Minimum — fully separate the training network from the administrative network so there is no route between them. In practice this means a dedicated gateway/firewall for the training zone, separate VLANs/subnets and a default-deny rule set that only allows explicitly permitted traffic. Even if someone misconfigures a training machine, its traffic should have no physical or logical path to the office segment.
Which zones should be included in a cyber training lab design?
Usually three zones are enough: administrative (office and organization services), training (student benches) and management (hypervisors, consoles, backups). The trust boundary should be clear: students operate only inside the training zone, instructors manage benches via restricted access, and administrators maintain infrastructure from the management network with auditing.
Is physical isolation necessary if we already use VLANs?
Physical separation reduces the chance of human error: separate switches/ports, clear labeling, separate patch panels.
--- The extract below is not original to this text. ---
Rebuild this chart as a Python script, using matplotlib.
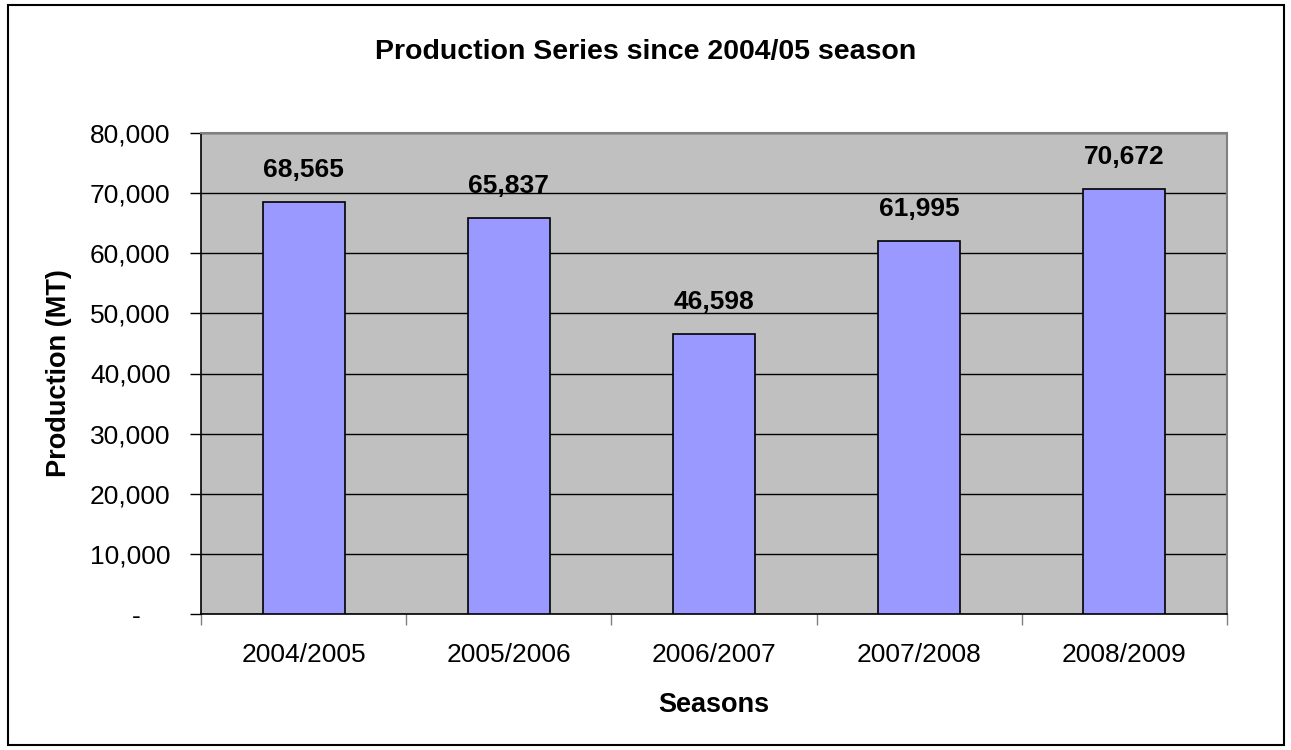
import matplotlib.pyplot as plt
from matplotlib.patches import Rectangle

plt.rcParams['font.family'] = ['Liberation Sans', 'DejaVu Sans']

seasons = ['2004/2005', '2005/2006', '2006/2007', '2007/2008', '2008/2009']
production = [68565, 65837, 46598, 61995, 70672]
yticks = [0, 10000, 20000, 30000, 40000, 50000, 60000, 70000, 80000]

fig = plt.figure(figsize=(12.91, 7.5), dpi=100)
fig.patches.append(Rectangle((8 / 1291, 5 / 750), 1276 / 1291, 740 / 750,
                             transform=fig.transFigure, fill=False,
                             edgecolor='black', linewidth=1.5))

ax = fig.add_axes([201 / 1291, 1 - 614 / 750, 1026 / 1291, 481 / 750])
ax.set_facecolor('#C0C0C0')

x = list(range(len(seasons)))
ax.bar(x, production, width=0.4, color='#9999FF', edgecolor='black', linewidth=1.2, zorder=3)
for xi, v in zip(x, production):
    ax.text(xi, v + 3300, f'{v:,}', ha='center', va='bottom',
            fontsize=19, fontweight='bold', zorder=4)

ax.set_xlim(-0.5, len(seasons) - 0.5)
ax.set_ylim(0, 80000)
ax.set_yticks(yticks)
ax.set_yticklabels(['-    ' if t == 0 else f'{t:,}' for t in yticks])
ax.yaxis.grid(True, color='black', linewidth=1)
ax.set_axisbelow(True)

ax.set_xticks([i - 0.5 for i in range(len(seasons) + 1)])
ax.set_xticklabels([])
ax.set_xticks(x, minor=True)
ax.set_xticklabels(seasons, minor=True)
ax.tick_params(axis='x', which='minor', length=0, pad=21, labelsize=19)
ax.tick_params(axis='x', which='major', length=8, width=1, color='#808080', direction='out')
ax.tick_params(axis='y', length=8, width=1, direction='out', pad=14, labelsize=19)

for s in ['top', 'right']:
    ax.spines[s].set_color('#808080')
    ax.spines[s].set_linewidth(1.5)
for s in ['left', 'bottom']:
    ax.spines[s].set_color('black')
    ax.spines[s].set_linewidth(1.2)

ax.set_xlabel('Seasons', fontsize=19.5, fontweight='bold', labelpad=18)
ax.set_ylabel('Production (MT)', fontsize=19.5, fontweight='bold', labelpad=13)
fig.text(0.5, 1 - 52 / 750, 'Production Series since 2004/05 season',
         ha='center', va='center', fontsize=20.5, fontweight='bold')

fig.savefig('out.png', dpi=100)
Logical separation is almost always required: VLANs, distinct subnets and strict routing rules. The most practical approach is to combine both, so the lab remains safe even if someone plugs a cable into the wrong port.
How should internet access be organized for the training zone?
Provide internet through a dedicated training gateway with NAT/proxy and logging so lab traffic doesn’t mix with office traffic. By default block inbound connections and restrict only the directions needed for the lesson. This makes incident investigation easier and reduces the chance that a malicious bench will contact external resources uncontrolled.
When is a full air-gap from the internet necessary?
Air-gapping is warranted when you run dangerous samples or simulate scenarios where any external leak is unacceptable. In this mode updates, packages and materials are brought in offline and repositories and documentation are hosted on local servers. This increases operational effort but dramatically reduces risk to the rest of the infrastructure.
What should we choose for benches: virtual machines or dedicated training PCs?
Virtualization is usually more convenient: benches are deployed from templates in minutes, configurations are repeatable and rollbacks are easier. Physical training PCs make sense when you need hardware-level skills: BIOS/UEFI, separate NICs, boot experiments, peripherals, or when each student requires a totally dedicated machine. In practice a hybrid—servers for VMs plus some physical stations—works well.
How to estimate how many server resources a lab needs?
Start by calculating peak concurrent load: how many students will work at the same time and how many VMs per person at peak. Then define VM profiles for memory and disk, because RAM and IOPS typically run out before CPU. After a pilot with a small group, measure the time for mass startup and rollback—those numbers reveal how much extra capacity you need.
What is the difference between snapshots, templates and a "golden image", and which to use?
A snapshot is a quick ‘state capture’ of a VM—handy during a lesson, but many snapshots can cause confusion. Templates are used to clone many identical benches. A golden image is a tested, updated baseline OS from which other variants are built. Practically, separate the base OS layer and the task layer so you only update the module-specific content while keeping the OS consistent for everyone.
Why do VM rollbacks take so long and how to speed them up?
Slow rollback is usually caused by the storage subsystem and the network: mass starts and rollbacks read and write a lot of data concurrently. Keep a fast pool for images and snapshots and store student results and archives separately so they don’t degrade bench performance. As the lab grows, plan extra IOPS and network throughput between hosts and storage.
How to set up accesses so students don’t get excessive privileges?
Segment roles and grant least privilege: students only to their benches, instructors to rollback/start and distribute tasks, admins for platform maintenance. Avoid shared group passwords and do not give students access to the hypervisor, switches or Wi‑Fi controllers. Enable login and management action logs so you can quickly trace who changed what.